在使用 LabEx 数据处理工具时，利用基于生成器的流来高效处理大规模数据并减少内存开销。

流中的错误处理

def safe_file_stream(file_path):
    try:
        with open(file_path, 'r') as file:
            for line in file:
                try:
                    yield process_line(line)
                except ValueError as e:
                    ## 处理单个行处理错误
                    print(f"Skipping invalid line: {e}")
    except IOError as e:
        print(f"File reading error: {e}")
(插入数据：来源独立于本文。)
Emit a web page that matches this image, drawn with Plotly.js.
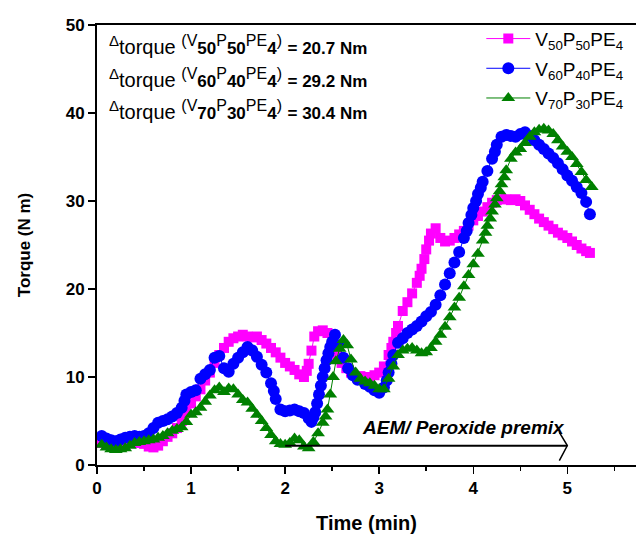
<!DOCTYPE html>
<html>
<head>
<meta charset="utf-8">
<script src="https://cdn.plot.ly/plotly-3.0.1.min.js"></script>
<style>html,body{margin:0;padding:0;background:#fff;}#chart{width:636px;height:537px;}</style>
</head>
<body>
<div id="chart"></div>
<script>
// ---- data ----
const seriesNames = [
  'V<sub>50</sub>P<sub>50</sub>PE<sub>4</sub>',
  'V<sub>60</sub>P<sub>40</sub>PE<sub>4</sub>',
  'V<sub>70</sub>P<sub>30</sub>PE<sub>4</sub>'
];

const timeA = [0.05,0.1,0.2,0.3,0.4,0.5,0.55,0.6,0.65,0.7,0.75,0.8,0.85,0.9,0.95,1.0,1.05,1.1,1.15,1.2,1.25,1.3,1.35,1.4,1.45,1.5,1.55,1.6,1.65,1.7,1.75,1.8,1.85,1.9,1.95,2.0,2.05,2.1,2.15,2.2,2.23,2.25,2.28,2.31,2.35,2.4,2.45,2.5,2.55,2.6,2.65,2.7,2.8,2.9,2.95,3.0,3.05,3.1,3.13,3.15,3.18,3.2,3.25,3.3,3.35,3.4,3.43,3.45,3.48,3.5,3.53,3.55,3.6,3.65,3.7,3.75,3.8,3.85,3.9,3.95,4.0,4.05,4.1,4.15,4.2,4.25,4.3,4.35,4.4,4.45,4.5,4.55,4.6,4.65,4.7,4.75,4.8,4.85,4.9,4.95,5.0,5.05,5.1,5.15,5.2,5.24];
const torqueA = [2.5,2.3,2.1,2.3,2.5,2.4,2.1,2.0,2.2,2.7,3.2,3.6,4.2,5.0,6.0,7.0,7.8,8.6,9.6,10.5,11.6,12.5,13.3,14.0,14.4,14.6,14.8,14.6,14.5,14.6,14.2,13.8,13.3,12.8,12.2,11.6,11.2,10.8,10.3,10.0,10.7,11.5,13.0,14.6,15.2,15.3,15.0,13.8,12.6,11.6,11.0,10.5,10.1,10.0,10.2,10.5,11.2,12.5,13.3,14.0,15.0,15.8,17.5,18.5,19.5,20.7,21.5,22.3,23.4,24.5,25.5,26.3,26.9,25.8,25.4,25.5,25.8,26.2,26.6,27.2,27.8,28.3,28.8,29.3,29.8,30.1,30.2,30.2,30.1,30.2,30.0,29.5,29.0,28.5,28.0,27.6,27.2,26.8,26.4,26.1,25.8,25.4,25.0,24.6,24.3,24.1];

const timeB = [0.05,0.1,0.15,0.2,0.25,0.3,0.35,0.4,0.45,0.5,0.55,0.6,0.65,0.7,0.75,0.8,0.85,0.9,0.93,0.95,1.0,1.05,1.1,1.15,1.2,1.25,1.3,1.35,1.4,1.45,1.5,1.55,1.6,1.65,1.7,1.75,1.8,1.85,1.88,1.9,1.95,2.0,2.05,2.1,2.15,2.2,2.25,2.28,2.3,2.32,2.34,2.36,2.38,2.4,2.42,2.44,2.46,2.48,2.5,2.53,2.57,2.62,2.67,2.72,2.77,2.85,2.9,2.95,3.0,3.05,3.08,3.1,3.13,3.15,3.2,3.25,3.3,3.35,3.4,3.45,3.5,3.55,3.6,3.65,3.7,3.75,3.8,3.85,3.9,3.93,3.95,3.98,4.0,4.03,4.05,4.08,4.1,4.15,4.2,4.23,4.25,4.3,4.35,4.4,4.45,4.5,4.55,4.6,4.65,4.7,4.75,4.8,4.85,4.9,4.95,5.0,5.05,5.1,5.15,5.2,5.24];
const torqueB = [3.3,3.0,2.8,2.7,2.9,3.1,3.2,3.3,3.2,3.3,3.6,4.2,4.8,5.0,5.2,5.5,5.9,6.5,7.3,8.0,8.3,8.5,9.8,10.3,10.8,12.2,12.4,11.0,10.6,11.5,12.2,12.8,13.4,13.0,12.3,11.4,10.5,9.3,8.4,7.5,6.3,6.1,6.2,6.3,6.1,5.9,5.3,4.9,5.4,6.0,7.0,8.0,9.0,10.0,11.0,11.9,12.7,13.4,14.0,14.8,13.6,12.2,11.0,10.2,9.7,9.2,8.9,8.5,8.2,8.8,9.6,10.5,11.5,12.5,13.9,14.4,15.0,15.4,15.8,16.3,16.9,17.4,18.2,19.3,20.5,21.8,23.0,24.2,25.8,26.6,27.5,28.4,29.2,30.0,30.8,31.5,32.2,33.4,34.8,35.6,36.4,37.3,37.5,37.4,37.3,37.6,37.8,37.4,36.9,36.4,35.9,35.4,34.9,34.3,33.6,32.9,32.3,31.6,30.9,29.9,28.5];

const timeC = [0.05,0.1,0.15,0.2,0.25,0.3,0.35,0.4,0.45,0.5,0.55,0.6,0.65,0.7,0.75,0.8,0.85,0.9,0.95,1.0,1.05,1.1,1.15,1.2,1.25,1.3,1.35,1.4,1.45,1.5,1.55,1.6,1.65,1.7,1.75,1.8,1.85,1.9,1.95,2.0,2.05,2.1,2.15,2.2,2.25,2.3,2.35,2.4,2.43,2.45,2.48,2.51,2.54,2.58,2.62,2.66,2.7,2.75,2.8,2.85,2.9,2.95,3.0,3.05,3.1,3.15,3.2,3.25,3.3,3.35,3.4,3.45,3.5,3.55,3.6,3.65,3.7,3.75,3.8,3.85,3.9,3.95,4.0,4.05,4.1,4.13,4.15,4.18,4.2,4.23,4.25,4.28,4.3,4.33,4.35,4.4,4.45,4.5,4.55,4.6,4.65,4.7,4.75,4.8,4.85,4.9,4.95,5.0,5.05,5.1,5.15,5.2,5.26];
const torqueC = [2.3,2.0,1.8,1.7,1.8,1.9,2.2,2.5,2.6,2.7,2.8,2.9,3.1,3.3,3.6,3.9,4.1,4.3,4.9,5.7,6.0,6.5,7.2,7.9,8.5,8.8,8.3,8.7,8.6,8.0,7.4,7.1,6.4,5.7,5.0,4.2,3.4,2.7,2.4,2.3,2.5,3.0,2.8,2.1,1.9,2.6,3.6,4.8,5.5,6.3,8.0,10.0,11.8,13.2,14.2,13.6,12.0,10.5,9.8,9.5,9.3,9.0,8.6,8.6,9.8,11.2,12.5,13.0,13.2,13.3,13.0,12.7,12.8,13.3,14.0,14.8,15.7,16.8,17.9,19.0,20.3,21.6,22.8,24.0,25.5,26.4,27.2,28.0,28.8,29.6,30.3,31.1,31.9,32.7,33.5,34.8,35.5,35.9,36.6,37.3,37.8,38.1,38.2,38.0,37.6,36.9,36.2,35.6,35.0,34.2,33.3,32.4,31.6];

const xTickVals = [0,1,2,3,4,5];
const yTickVals = [0,10,20,30,40,50];
const deltaLabels = [
  {comp: ['50','50','4'], value: '20.7'},
  {comp: ['60','40','4'], value: '29.2'},
  {comp: ['70','30','4'], value: '30.4'}
];
const premixLabel = 'AEM/ Peroxide premix';
const premixStart = 2, premixEnd = 5, premixLevel = 2.2;

// ---- styling ----
const FONT = 'Liberation Sans, Arial, sans-serif';
const colors = ['#ff00ff', '#0000ff', '#008000'];
const symbols = ['square', 'circle', 'triangle-up'];
const sizes = [10, 12, 12];
const times = [timeA, timeB, timeC];
const vals = [torqueA, torqueB, torqueC];

const traces = vals.map((v, i) => ({
  x: times[i], y: v, type: 'scatter', mode: 'lines+markers',
  name: seriesNames[i], legendgroup: 'g' + i,
  line: {color: colors[i], width: 1},
  marker: {color: colors[i], symbol: symbols[i], size: sizes[i], line: {width: 0}}
}));

const linePx = [45, 78, 110];
const sp = (t, s, b) => '<span style="font-size:' + s + 'px' + (b ? ';font-weight:bold' : '') + '">' + t + '</span>';
const annotations = deltaLabels.map((d, i) => ({
  xref: 'paper', yref: 'paper', x: 0.019, y: (465 - linePx[i]) / 440,
  xanchor: 'left', yanchor: 'middle', showarrow: false, align: 'left',
  font: {family: FONT, size: 20, color: '#000'},
  text: '<sup>' + sp('Δ', 15) + '</sup>torque <sup>' + sp('(V', 16) + '</sup>' + sp(d.comp[0], 17, true) +
        '<sup>' + sp('P', 16) + '</sup>' + sp(d.comp[1], 17, true) +
        '<sup>' + sp('PE', 16) + '</sup>' + sp(d.comp[2], 17, true) +
        '<sup>' + sp(')', 16) + '</sup> ' + sp('= ' + d.value + ' Nm', 17, true)
}));
annotations.push({
  xref: 'x', yref: 'y', x: 2.8, y: 4.3, xanchor: 'left', yanchor: 'middle', showarrow: false,
  text: '<b><i>' + premixLabel + '</i></b>',
  font: {family: FONT, size: 19, color: '#000'}
});

const shapes = [
  {type: 'line', xref: 'x', yref: 'y', x0: premixStart, x1: premixEnd, y0: premixLevel, y1: premixLevel,
   line: {color: '#000', width: 2}},
  {type: 'path', xref: 'x', yref: 'y',
   path: `M ${premixEnd - 0.085},${premixLevel + 1.5} L ${premixEnd},${premixLevel} L ${premixEnd - 0.085},${premixLevel - 1.7}`,
   line: {color: '#000', width: 1.5}}
];

const layout = {
  width: 636, height: 537,
  margin: {l: 97, r: 0, t: 25, b: 72, pad: 0},
  paper_bgcolor: '#fff', plot_bgcolor: '#fff',
  font: {family: FONT, color: '#000'},
  showlegend: true,
  legend: {x: 0.713, y: 1.012, xanchor: 'left', yanchor: 'top', bgcolor: 'rgba(0,0,0,0)',
           font: {family: FONT, size: 19, color: '#000'}, tracegroupgap: 2, itemwidth: 44},
  xaxis: {
    range: [0, 5.73], tickvals: xTickVals, ticktext: xTickVals.map(String),
    ticks: 'outside', ticklen: 7, tickwidth: 1.5, tickcolor: '#000',
    minor: {dtick: 0.5, ticks: 'outside', ticklen: 4, tickwidth: 1.5, tickcolor: '#000'},
    showline: true, linecolor: '#000', linewidth: 2, mirror: true,
    showgrid: false, zeroline: false,
    tickfont: {family: FONT, size: 17, weight: 'bold', color: '#000'},
    title: {text: 'Time (min)', font: {family: FONT, size: 20, weight: 'bold', color: '#000'}, standoff: 19}
  },
  yaxis: {
    range: [0, 50], tickvals: yTickVals, ticktext: yTickVals.map(String),
    ticks: 'outside', ticklen: 7, tickwidth: 1.5, tickcolor: '#000',
    showline: true, linecolor: '#000', linewidth: 2, mirror: false,
    showgrid: false, zeroline: false,
    tickfont: {family: FONT, size: 17, weight: 'bold', color: '#000'},
    title: {text: 'Torque (N m)', font: {family: FONT, size: 17, weight: 'bold', color: '#000'}, standoff: 31}
  },
  annotations: annotations,
  shapes: shapes
};

Plotly.newPlot('chart', traces, layout, {displayModeBar: false, staticPlot: true});
</script>
</body>
</html>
通过掌握这些文件流模式，你将能够在 Python 中高效且优雅地处理大型文件。

内存高效读取

理解内存效率

在处理大型文件或系统资源有限的情况下，内存高效读取至关重要。生成器为处理数据提供了一种优化的解决方案，而不会消耗过多内存。

内存消耗比较

graph LR
    A[传统读取] --> B[加载整个文件]
    B --> C[高内存使用]
    D[基于生成器的读取] --> E[增量读取]
    E --> F[低内存使用]

实用的内存高效技术

1. 增量文件处理

def memory_efficient_reader(file_path, buffer_size=1024):
    with open(file_path, 'r') as file:
        while True:
            chunk = file.read(buffer_size)
            if not chunk:
                break
            yield chunk

## 使用示例
for data_chunk in memory_efficient_reader('/large/dataset.csv'):
    process_chunk(data_chunk)

内存使用策略

逐行处理

def line_processor(file_path):
    with open(file_path, 'r') as file:
        for line in file:
            ## 单独处理每一行
            yield process_line(line)

选择性数据提取

def selective_data_extractor(file_path, key_fields):
    with open(file_path, 'r') as file:
        for line in file:
            data = line.split(',')
            yield {
                field: data[index]
                for field, index in key_fields.items()
            }

性能指标

读取策略	内存使用	处理速度	可扩展性
全文件加载	高	快	有限
基于生成器	低	中等	优秀
分块读取	中等	快	良好

高级内存管理

流式处理大型 JSON 文件

import json

def json_stream_reader(file_path):
    with open(file_path, 'r') as file:
        for line in file:
            try:
                yield json.loads(line)
            except json.JSONDecodeError:
                ## 处理潜在的解析错误
                continue

内存优化技术

使用生成器进行延迟求值
分小块处理数据
避免加载整个数据集
实现流式转换

LabEx 优化建议

在使用 LabEx 数据处理框架时，优先采用基于生成器的读取方式，以：

减少内存占用
提高可扩展性
能够处理大型数据集

容错读取

def robust_file_reader(file_path, error_handler=None):
    try:
        with open(file_path, 'r') as file:
            for line in file:
                try:
                    yield process_line(line)
                except Exception as e:
                    if error_handler:
                        error_handler(e, line)
    except IOError as file_error:
        print(f"文件读取错误: {file_error}")

实际考虑因素

监控内存消耗
使用合适的缓冲区大小
实现高效的错误处理
根据数据特征选择读取策略

通过掌握内存高效读取技术，你可以在保持系统最佳性能的同时无缝处理大型文件。

总结

通过掌握 Python 中基于生成器的文件流技术，开发者可以创建更具内存效率和性能的代码。所讨论的策略能够实现对大型文件的增量读取，减少内存开销，并在各种计算场景中提供灵活的数据处理能力。